Ou « des soupirs très forts », « des propos qui sont carrément déplacés ou inappropriés, toujours hors micro » en commission parlementaire lorsque certains députés prennent la parole.
« Les gens qui font de la politique depuis longtemps trouvent que c’est normal, disent « ça fait partie de la game » et disent « si t’es pas prêt à subir ça, c’est peut-être parce que ce n’est pas ta place », alors que la réalité, c’est qu’il n’y a aucun milieu de travail où on devrait imposer ça à des gens », a-t-elle remarqué.
« La joute politique, ça devrait être des débats d’idées, a-t-elle ajouté. Ça ne devrait pas être des concours de jouer au plus fort pour essayer d’avoir le dernier mot, pour essayer de faire sentir les autres mal de faire des interventions. […] Si les gens n’aiment pas les débats, s’ils n’aiment pas faire remettre en question ce qu’ils font, c’est eux qui n’ont pas leur place ici parce qu’ici, c’est un lieu de débat. »
La députée n’a pas voulu dire si elle s’était déjà sentie intimidée. Les comportements de certains de ses collègues l’ont-elle déjà fait hésiter voire l’ont empêchée de faire des interventions en chambre ou en commission parlementaire ?
« Je ne suis pas une personne qui se laisse marcher sur les pieds dans la vie, mais je suis convaincue qu’il y a plein de gens qui sont arrivés ici avec des idées et qui ont peur de les nommer, et ce, dans tous les partis. »
Pas assez de mordant ?
Ce regard porté sur la joute politique n’est pas nouveau pour la députée libérale, Maryse Gaudreault, qui siège depuis 2008.
« On a plus de 40 % de femmes à l’Assemblée nationale et ce que j’ai entendu lorsque j’étais présidente du Cercle des femmes parlementaires : elles n’aiment pas le ton qui est trop partisan », a-t-elle constaté.
« C’est sûr que c’est difficile quelquefois à endurer, si on peut dire, a-t-elle reconnu. Mais c’est à elles et à eux de prendre la parole et de dénoncer ces types de comportements. Tout le monde a une responsabilité à l’Assemblée nationale pour assainir nos débats. »
Mme Gaudreault avait présidé en 2015 le groupe de travail qui a élaboré la politique de l’Assemblée nationale pour prévenir et gérer le harcèlement au travail. Cette politique, en vigueur depuis quatre ans et demi, s’applique autant au personnel administratif qu’aux élus.

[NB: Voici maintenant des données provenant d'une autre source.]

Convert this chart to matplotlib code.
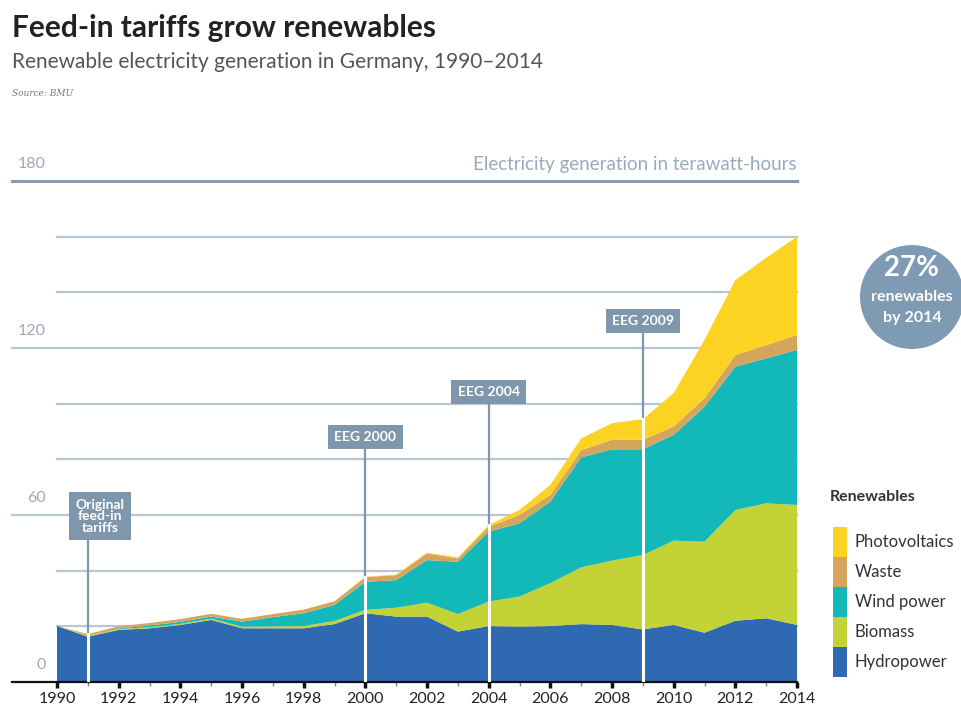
import matplotlib
matplotlib.use("Agg")
from matplotlib import pyplot as plt
from matplotlib.patches import Ellipse, Rectangle
from matplotlib.transforms import blended_transform_factory
import numpy as np

# ---------------------------------------------------------------------------
# Data (TWh)
# ---------------------------------------------------------------------------
years = list(range(1990, 2015))
hydropower = [20.1, 16.3, 18.7, 19.3, 20.5, 22.3, 19.3, 19.3, 19.3, 20.8, 24.7, 23.5, 23.5,
              18.1, 20.1, 19.9, 20.1, 20.8, 20.5, 18.9, 20.5, 17.7, 22.0, 22.9, 20.5]
biomass = [0.0, 0.3, 0.3, 0.4, 0.4, 0.5, 0.6, 0.7, 0.8, 1.1, 1.2, 3.2, 5.0,
           6.3, 8.8, 10.8, 15.4, 20.4, 23.1, 26.7, 30.3, 32.7, 39.8, 41.3, 43.1]
wind = [0.0, 0.0, 0.2, 0.6, 0.7, 0.7, 1.8, 3.3, 4.6, 5.8, 10.1, 9.9, 15.3,
        18.8, 25.1, 26.3, 29.3, 39.5, 40.0, 38.0, 38.0, 48.5, 51.5, 52.1, 55.7]
waste = [0.0, 0.6, 0.8, 0.9, 1.0, 1.0, 1.0, 1.1, 1.3, 1.3, 1.7, 1.8, 2.4,
         1.2, 1.8, 3.0, 2.4, 2.6, 3.4, 3.4, 3.0, 3.0, 4.2, 4.7, 5.4]
photovoltaics = [0.0, 0.0, 0.0, 0.0, 0.0, 0.0, 0.0, 0.0, 0.0, 0.0, 0.1, 0.2, 0.3,
                 0.4, 0.6, 1.8, 3.6, 4.2, 6.0, 7.4, 12.0, 21.0, 26.9, 31.4, 35.3]

series_names = ["Hydropower", "Biomass", "Wind power", "Waste", "Photovoltaics"]
series_colors = ["#2f69b1", "#c3d235", "#13b8b9", "#d5a55c", "#fdd323"]

events = [1991, 2000, 2004, 2009]
event_labels = ["Original\nfeed-in\ntariffs", "EEG 2000", "EEG 2004", "EEG 2009"]
label_heights = [59.6, 88.0, 104.2, 129.7]   # label box centre (TWh)
label_offsets = [0.4, 0.0, 0.0, 0.0]          # label box x shift (years)

W, H = 962, 708
BOX = "#7f97ad"
GRID = "#b9c6d3"
AXIS_GREY = "#9aaabb"

def fx(px):
    return px / W

def fy(py):
    return 1 - py / H

fig = plt.figure(figsize=(W / 100, H / 100), dpi=100)
ax = fig.add_axes([fx(57), fy(682), fx(797) - fx(57), fy(181) - fy(682)])
ax.set_xlim(1990, 2014)
ax.set_ylim(0, 180)

# gridlines under the areas
for v in range(20, 180, 20):
    left = -45 / 740 if v in (60, 120) else 0
    ax.axhline(v, xmin=left, xmax=1, color=GRID, lw=1.6, zorder=0, clip_on=False)
ax.axhline(180, xmin=-45 / 740, xmax=1, color="#8a9db0", lw=2.2, zorder=0, clip_on=False)

stack = [hydropower, biomass, wind, waste, photovoltaics]
ax.stackplot(years, stack, colors=series_colors, linewidth=0, zorder=2)
total = np.sum(np.array(stack), axis=0)

# event markers: white line inside the area, grey line up to the label box
for yr, lab, h, off in zip(events, event_labels, label_heights, label_offsets):
    top = np.interp(yr, years, total)
    ax.plot([yr, yr], [0, top], color="white", lw=2.2, zorder=3)
    ax.plot([yr, yr], [top, h - 3], color=BOX, lw=1.6, zorder=1)
    ax.text(yr + off, h, lab, ha="center", va="center", color="white", fontsize=10,
            fontfamily="Lato", fontweight="bold", linespacing=0.95, zorder=4,
            bbox=dict(boxstyle="square,pad=0.45", fc=BOX, ec="none"))

# y labels sit above their lines
ylab_tr = blended_transform_factory(ax.transAxes, ax.transData)
for v in (0, 60, 120, 180):
    ax.text(-11 / 740, v + 6, str(v), ha="right", va="center", color=AXIS_GREY,
            fontsize=11.5, fontfamily="Lato", transform=ylab_tr)
ax.text(2014, 186, "Electricity generation in terawatt-hours", ha="right", va="center",
        color=AXIS_GREY, fontsize=13.5, fontfamily="Lato")

for s in ("top", "right", "left"):
    ax.spines[s].set_visible(False)
ax.spines["bottom"].set_color("#111111")
ax.spines["bottom"].set_linewidth(1.6)
ax.spines["bottom"].set_bounds(1990 - 45 / 30.83, 2014)
ax.set_yticks([])
ax.set_xticks(range(1990, 2015, 2))
ax.set_xticks(range(1991, 2015, 2), minor=True)
ax.tick_params(axis="x", which="major", length=4, width=2.5, color="#111111", pad=3,
               labelsize=11.5, labelcolor="#222222")
ax.tick_params(axis="x", which="minor", length=3, width=1, color="#888888")
for t in ax.get_xticklabels():
    t.set_fontfamily("Lato")

# titles
fig.text(fx(12), fy(28), "Feed-in tariffs grow renewables", fontsize=21.5, fontweight="bold",
         fontfamily="Lato", color="#222222", va="center")
fig.text(fx(12), fy(62), "Renewable electricity generation in Germany, 1990\u20132014",
         fontsize=15, fontfamily="Lato", color="#555555", va="center")
fig.text(fx(12), fy(93), "Source: BMU", fontsize=6.5, fontstyle="italic",
         fontfamily="DejaVu Serif", color="#777777", va="center")

# badge
fig.add_artist(Ellipse((fx(912), fy(297)), 104 / W, 104 / H, transform=fig.transFigure,
                       fc="#7f9bb3", ec="none"))
fig.text(fx(912), fy(268), "27%", ha="center", va="center", color="white", fontsize=20,
         fontweight="bold", fontfamily="Lato")
fig.text(fx(912), fy(297), "renewables", ha="center", va="center", color="white",
         fontsize=11.5, fontweight="bold", fontfamily="Lato")
fig.text(fx(912), fy(318), "by 2014", ha="center", va="center", color="white",
         fontsize=11.5, fontweight="bold", fontfamily="Lato")

# legend, top series first
fig.text(fx(830), fy(497), "Renewables", fontsize=11.5, fontweight="bold", fontfamily="Lato",
         color="#333333", va="center")
for i, (name, col) in enumerate(zip(series_names[::-1], series_colors[::-1])):
    y0 = 527 + i * 30
    fig.add_artist(Rectangle((fx(833), fy(y0 + 30)), 14 / W, 30 / H,
                             transform=fig.transFigure, fc=col, ec="none"))
    fig.text(fx(855), fy(y0 + 15), name, fontsize=12, fontfamily="Lato", color="#333333",
             va="center")

fig.savefig("out.png", dpi=100)
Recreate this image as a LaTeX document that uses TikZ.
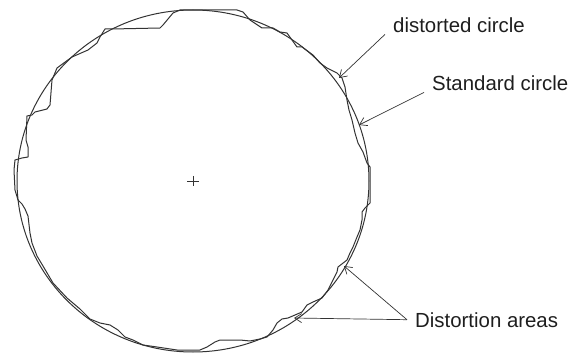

Elle a d’ailleurs invité Catherine Dorion à s’en prévaloir si elle en ressent le besoin.
« Si Mme Dorion s’est sentie intimidée, s’est sentie victime de harcèlement jeudi dernier, moi, je l’invite à communiquer avec les gens qui sont en place pour la gestion de la politique […], a-t-elle indiqué. Elle a toute la liberté de le faire. »
Une attachée de presse de Québec solidaire a indiqué que Mme Dorion n’avait pas l’intention de faire une plainte. Sa collègue Christine Labrie doute que la politique ait assez de mordant puisque le mot intimidation n’apparaît pas dans sa définition du harcèlement psychologique.
Aucun député n’avait formulé de plainte entre le 1er octobre 2018 et 31 mars 2018, selon le premier rapport annuel déposé en juin dernier.